How to Make a Homemade Solar Cooker

Learn how to use poster board, black paint and aluminum foil to make a solar cooker.
May/June 1977
http://www.motherearthnews.com/diy/homemade-solar-cooker-zmaz77mjzbon.aspx
Step three is applying the foil to the poster board.


MOTHER EARTH NEWS STAFF

"You don't have to spend two hundred, one hundred, or even fifty dollars for a solar oven," writes Ulysses Weldon of Hyattsville, Maryland. "Believe it or not, I can show you how to make a perfectly good sun-powered cooker in less than an hour for only a buck!"

Sounds unlikely, but it's true ... as MOTHER staffers Dennis Burkholder and Travis Brock recently found when they built (and cooked a batch of vittles in) one of Weldon's "dollar solar cookers." (See photos in Image Gallery) Got thirty minutes? Here's how you can make your own $1 cooker:

  1. Draw the curved pattern shown below onto a 28-by-44 inch piece of poster board (or two 22-by-26 inch pieces of board joined together) ... then cut along the curved lines.
  2. Glue or paste aluminum foil to one side of the poster board.
  3. Bend the foil-covered poster board back on itself (foil to the inside) to form a cone. (Important Note: Your cone — if properly constructed — will NOT be symmetrical. This is as it should be.) Be sure — before taping the poster board's edges together — that your tin can (see "Bill of Materials" in the Image Gallery) fits snugly in the small end of the cone.
  4. Using metal shears, cut the tin can so that it is two inches tall and has "ears" as shown in the drawing ... then paint the can flat black inside and out, and nail it to a 1-by-3-by-8 inch piece of wood.
  5. Place the poster-board cone over the tin can, fit a clear glass bowl or lid over the flat black "cooking compartment" ... and you've got a made-it-yourself solar oven!

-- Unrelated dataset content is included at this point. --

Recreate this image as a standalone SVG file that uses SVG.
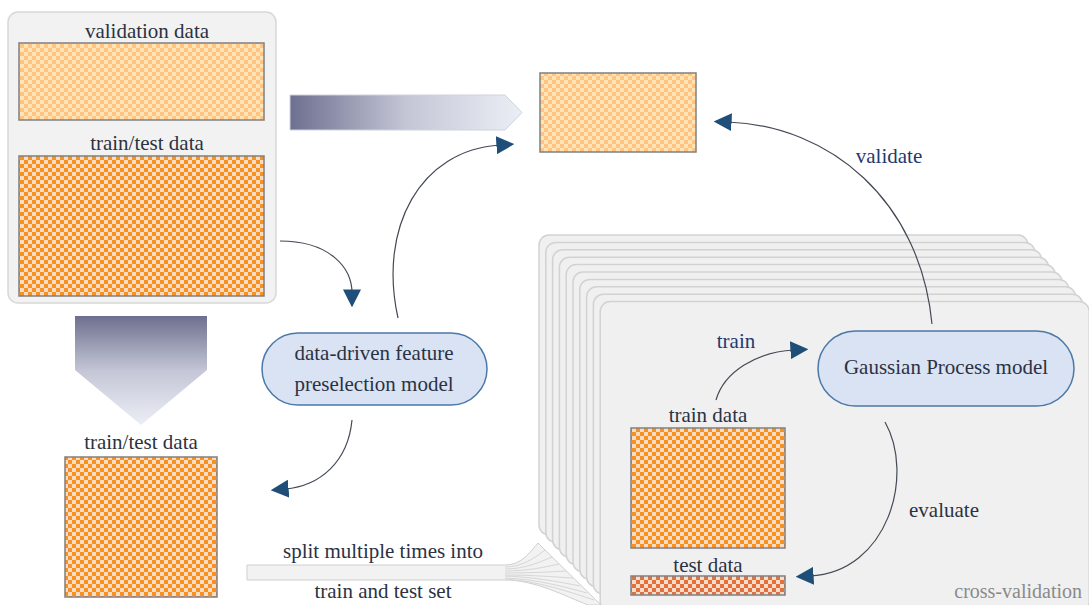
<svg xmlns="http://www.w3.org/2000/svg" width="1089" height="605" viewBox="0 0 1089 605" font-family="'Liberation Serif', 'DejaVu Serif', serif">
  <defs>
    <pattern id="chkLight" width="8" height="8" patternUnits="userSpaceOnUse">
      <rect width="8" height="8" fill="#ffe4b8"/>
      <rect width="4" height="4" fill="#ffc382"/>
      <rect x="4" y="4" width="4" height="4" fill="#ffc382"/>
    </pattern>
    <pattern id="chkDark" width="8" height="8" patternUnits="userSpaceOnUse">
      <rect width="8" height="8" fill="#fddcc6"/>
      <rect width="4" height="4" fill="#f7911f"/>
      <rect x="4" y="4" width="4" height="4" fill="#f7911f"/>
    </pattern>
    <pattern id="chkRed" width="8" height="8" patternUnits="userSpaceOnUse">
      <rect width="8" height="8" fill="#fbdcc8"/>
      <rect width="4" height="4" fill="#e0703c"/>
      <rect x="4" y="4" width="4" height="4" fill="#e0703c"/>
    </pattern>
    <linearGradient id="gradRight" x1="0" y1="0" x2="1" y2="0">
      <stop offset="0" stop-color="#6d6f8f"/>
      <stop offset="0.5" stop-color="#c4c6d6"/>
      <stop offset="1" stop-color="#eceef6"/>
    </linearGradient>
    <linearGradient id="gradDown" x1="0" y1="0" x2="0" y2="1">
      <stop offset="0" stop-color="#6d6f8f"/>
      <stop offset="0.5" stop-color="#c4c6d6"/>
      <stop offset="1" stop-color="#eceef6"/>
    </linearGradient>
    <marker id="arrow" viewBox="0 0 10 10" refX="2" refY="5" markerWidth="18" markerHeight="18" markerUnits="userSpaceOnUse" orient="auto">
      <path d="M0,0 L10,5 L0,10 Z" fill="#1f4e79"/>
    </marker>
  </defs>
  <style>
    text { font-family: "Liberation Serif", "DejaVu Serif", serif; fill: #2b3243; }
    .lbl { font-size: 21px; text-anchor: middle; }
    .edge { font-size: 21px; fill: #1f3a6e; text-anchor: middle; }
    .cv { font-size: 20px; fill: #8a8a8a; text-anchor: end; }
    .data { stroke: #808080; stroke-width: 1.5; }
    .card { fill: #f0f0f0; stroke: #d2d2d2; stroke-width: 1.5; }
    .pill { fill: #dae3f3; stroke: #4a78a8; stroke-width: 1.5; }
    .conn { fill: none; stroke: #444a55; stroke-width: 1.2; marker-end: url(#arrow); }
    .fan { fill: none; stroke: #d6d6d6; stroke-width: 1; }
  </style>

  <!-- source data panel -->
  <g id="source-data">
    <rect x="8" y="12" width="268" height="291" rx="10" fill="#f2f2f2" stroke="#d8d8d8" stroke-width="1.5"/>
    <text class="lbl" x="147" y="38">validation data</text>
    <rect class="data" x="19" y="43" width="245" height="77" fill="url(#chkLight)"/>
    <text class="lbl" x="147" y="150">train/test data</text>
    <rect class="data" x="19" y="156" width="245" height="140" fill="url(#chkDark)"/>
  </g>

  <!-- wide arrow carrying the validation set -->
  <g id="validation-flow">
    <path d="M290,95 L505,95 L522,112.5 L505,130 L290,130 Z" fill="url(#gradRight)" stroke="#d0d2dc" stroke-width="1"/>
  </g>

  <!-- wide arrow carrying the train/test set -->
  <g id="traintest-flow">
    <path d="M75,316 L207,316 L207,370 L141,425 L75,370 Z" fill="url(#gradDown)"/>
  </g>

  <!-- validation set copy -->
  <g id="validation-set">
    <rect class="data" x="540" y="73" width="156" height="79" fill="url(#chkLight)"/>
  </g>

  <!-- reduced train/test set -->
  <g id="traintest-set">
    <text class="lbl" x="141" y="449">train/test data</text>
    <rect class="data" x="65" y="457" width="152" height="140" fill="url(#chkDark)"/>
  </g>

  <!-- feature preselection -->
  <g id="preselection-model">
    <rect class="pill" x="262" y="333" width="225" height="72" rx="36"/>
    <text class="lbl" x="374" y="360">data-driven feature</text>
    <text class="lbl" x="374" y="391">preselection model</text>
  </g>

  <!-- stack of cross-validation folds -->
  <g id="cross-validation">
    <rect class="card" x="539" y="235" width="489" height="300" rx="10"/>
    <rect class="card" x="545.8" y="242.4" width="489" height="300" rx="10"/>
    <rect class="card" x="552.6" y="249.8" width="489" height="300" rx="10"/>
    <rect class="card" x="559.4" y="257.2" width="489" height="300" rx="10"/>
    <rect class="card" x="566.2" y="264.6" width="489" height="300" rx="10"/>
    <rect class="card" x="573" y="272" width="489" height="300" rx="10"/>
    <rect class="card" x="579.8" y="279.4" width="489" height="300" rx="10"/>
    <rect class="card" x="586.6" y="286.8" width="489" height="300" rx="10"/>
    <rect class="card" x="593.4" y="294.2" width="489" height="300" rx="10"/>
    <rect class="card" x="600.2" y="301.6" width="489" height="310" rx="10"/>
    <text class="cv" x="1082" y="598">cross-validation</text>
  </g>

  <!-- split band fanning into the folds -->
  <g id="split-band">
    <path d="M247,565 L505,565 C522,565 530,552 538,543 L601,605 L588,605 C565,596 535,580 505,580 L247,580 Z" fill="#f2f2f2" stroke="#cfcfcf" stroke-width="1"/>
    <path class="fan" d="M505,567 C522,567 535,558 545,550"/>
    <path class="fan" d="M505,569 C525,569 540,562 552,557"/>
    <path class="fan" d="M505,571 C528,571 545,567 559,564"/>
    <path class="fan" d="M505,573 C530,573 550,572 566,571"/>
    <path class="fan" d="M505,575 C532,575 555,577 573,578"/>
    <path class="fan" d="M505,576 C534,577 560,582 580,586"/>
    <path class="fan" d="M505,578 C536,579 565,587 587,593"/>
    <path class="fan" d="M505,579 C538,581 570,592 594,600"/>
    <text class="lbl" x="383" y="558">split multiple times into</text>
    <text class="lbl" x="383" y="598">train and test set</text>
  </g>

  <!-- fold contents -->
  <g id="train-data">
    <text class="lbl" x="708" y="422">train data</text>
    <rect class="data" x="631" y="428" width="154" height="120" fill="url(#chkDark)"/>
  </g>
  <g id="test-data">
    <text class="lbl" x="708" y="572">test data</text>
    <rect class="data" x="631" y="576" width="154" height="19" fill="url(#chkRed)"/>
  </g>

  <g id="gaussian-process-model">
    <rect class="pill" x="818" y="331" width="256" height="75" rx="37.5"/>
    <text class="lbl" x="946" y="374">Gaussian Process model</text>
  </g>

  <!-- connectors -->
  <g id="connectors">
    <path class="conn" d="M280,241 C330,241 352,268 352,293"/>
    <path class="conn" d="M398,318 C378,228 420,150 500,145"/>
    <path class="conn" d="M352,420 C348,462 320,486 285,489"/>
    <path class="conn" d="M932,324 C920,200 830,126 728,122"/>
    <path class="conn" d="M716,400 C724,372 756,352 794,350"/>
    <path class="conn" d="M885,422 C915,475 888,572 810,576"/>
    <text class="edge" x="889" y="163">validate</text>
    <text class="edge" x="736" y="348">train</text>
    <text class="lbl" x="944" y="517">evaluate</text>
  </g>
</svg>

To cook up a meal, simply wrap a single serving of whatever it is you want to cook in aluminum foil ("preferably," says Travis, "foil that you have painted black on the outside"), set the wrapped "eats" in the oven's cooking compartment, cover the tin can with a glass lid, and keep the cooker aimed at Ole Sol. In an hour — or however long it takes your dish to cook at 240 degrees Fahrenheit — you'll be ready to feast.

Ulysses Weldon's nifty little solar cooker — it's true — will only bake one serving (about half a pound) of food at a time. Still, that's not much of a price to pay for a solar oven that does with aluminum foil what others do only slightly better with a vast array of mirrors. Ulysses Weldon, MOTHER salutes you!